--- begin Provided data ---

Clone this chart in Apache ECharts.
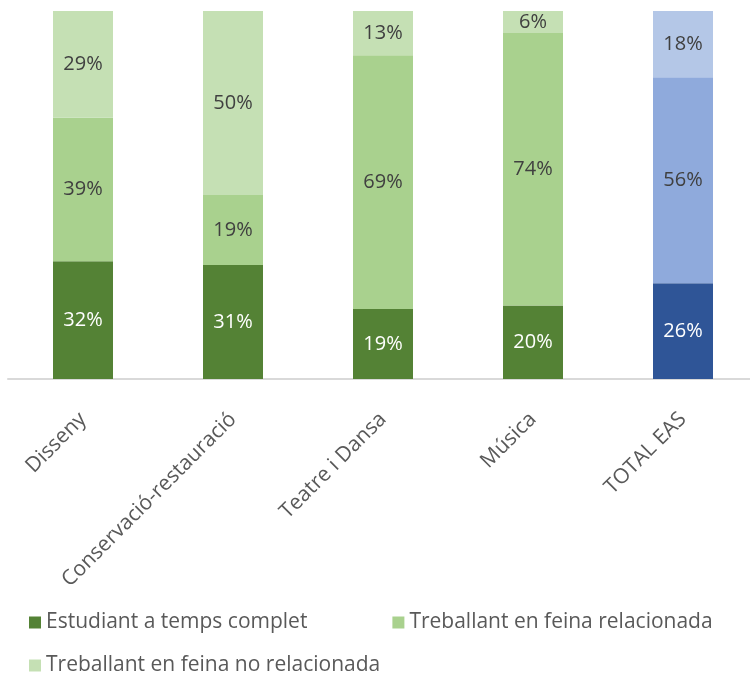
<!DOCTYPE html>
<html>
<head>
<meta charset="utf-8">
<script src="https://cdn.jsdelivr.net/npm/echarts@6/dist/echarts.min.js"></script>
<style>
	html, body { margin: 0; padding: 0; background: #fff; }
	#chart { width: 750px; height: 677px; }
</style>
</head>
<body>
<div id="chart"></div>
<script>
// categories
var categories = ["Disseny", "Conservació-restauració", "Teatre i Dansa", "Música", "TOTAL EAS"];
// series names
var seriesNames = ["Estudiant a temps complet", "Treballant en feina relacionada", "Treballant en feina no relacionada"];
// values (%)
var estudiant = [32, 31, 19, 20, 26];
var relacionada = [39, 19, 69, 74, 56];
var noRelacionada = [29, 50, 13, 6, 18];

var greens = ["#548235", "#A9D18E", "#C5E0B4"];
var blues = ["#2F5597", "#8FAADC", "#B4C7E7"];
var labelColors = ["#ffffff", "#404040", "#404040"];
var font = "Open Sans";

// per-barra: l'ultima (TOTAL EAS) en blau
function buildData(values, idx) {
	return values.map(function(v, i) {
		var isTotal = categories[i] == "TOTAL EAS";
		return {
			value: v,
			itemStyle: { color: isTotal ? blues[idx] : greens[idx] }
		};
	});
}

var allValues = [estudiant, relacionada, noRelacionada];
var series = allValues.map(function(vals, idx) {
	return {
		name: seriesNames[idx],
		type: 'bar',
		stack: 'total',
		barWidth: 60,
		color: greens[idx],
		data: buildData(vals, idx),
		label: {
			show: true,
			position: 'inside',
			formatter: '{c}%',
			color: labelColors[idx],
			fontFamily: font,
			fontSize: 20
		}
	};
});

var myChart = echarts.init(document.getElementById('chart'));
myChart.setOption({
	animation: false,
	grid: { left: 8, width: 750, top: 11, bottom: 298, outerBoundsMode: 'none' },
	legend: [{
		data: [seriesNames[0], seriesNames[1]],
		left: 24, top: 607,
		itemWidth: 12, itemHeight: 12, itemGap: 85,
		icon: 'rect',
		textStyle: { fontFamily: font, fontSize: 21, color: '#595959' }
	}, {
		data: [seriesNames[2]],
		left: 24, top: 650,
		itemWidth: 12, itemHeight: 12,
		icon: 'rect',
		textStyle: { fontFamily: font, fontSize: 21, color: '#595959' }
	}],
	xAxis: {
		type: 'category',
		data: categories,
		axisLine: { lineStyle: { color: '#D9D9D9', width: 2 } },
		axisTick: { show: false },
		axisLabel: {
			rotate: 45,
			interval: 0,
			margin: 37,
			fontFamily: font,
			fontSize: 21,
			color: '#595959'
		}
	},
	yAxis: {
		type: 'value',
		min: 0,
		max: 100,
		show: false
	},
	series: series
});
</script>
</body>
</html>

--- end Provided data ---

§ **What to do**: Every line from the start of the listing above through the line with "var noRelacionada = [29, 50, 13, 6, 18];" should be repeated exactly; skip the pictures and add nothing else.

§ **Task result**:
Clone this chart in Apache ECharts.
<!DOCTYPE html>
<html>
<head>
<meta charset="utf-8">
<script src="https://cdn.jsdelivr.net/npm/echarts@6/dist/echarts.min.js"></script>
<style>
	html, body { margin: 0; padding: 0; background: #fff; }
	#chart { width: 750px; height: 677px; }
</style>
</head>
<body>
<div id="chart"></div>
<script>
// categories
var categories = ["Disseny", "Conservació-restauració", "Teatre i Dansa", "Música", "TOTAL EAS"];
// series names
var seriesNames = ["Estudiant a temps complet", "Treballant en feina relacionada", "Treballant en feina no relacionada"];
// values (%)
var estudiant = [32, 31, 19, 20, 26];
var relacionada = [39, 19, 69, 74, 56];
var noRelacionada = [29, 50, 13, 6, 18];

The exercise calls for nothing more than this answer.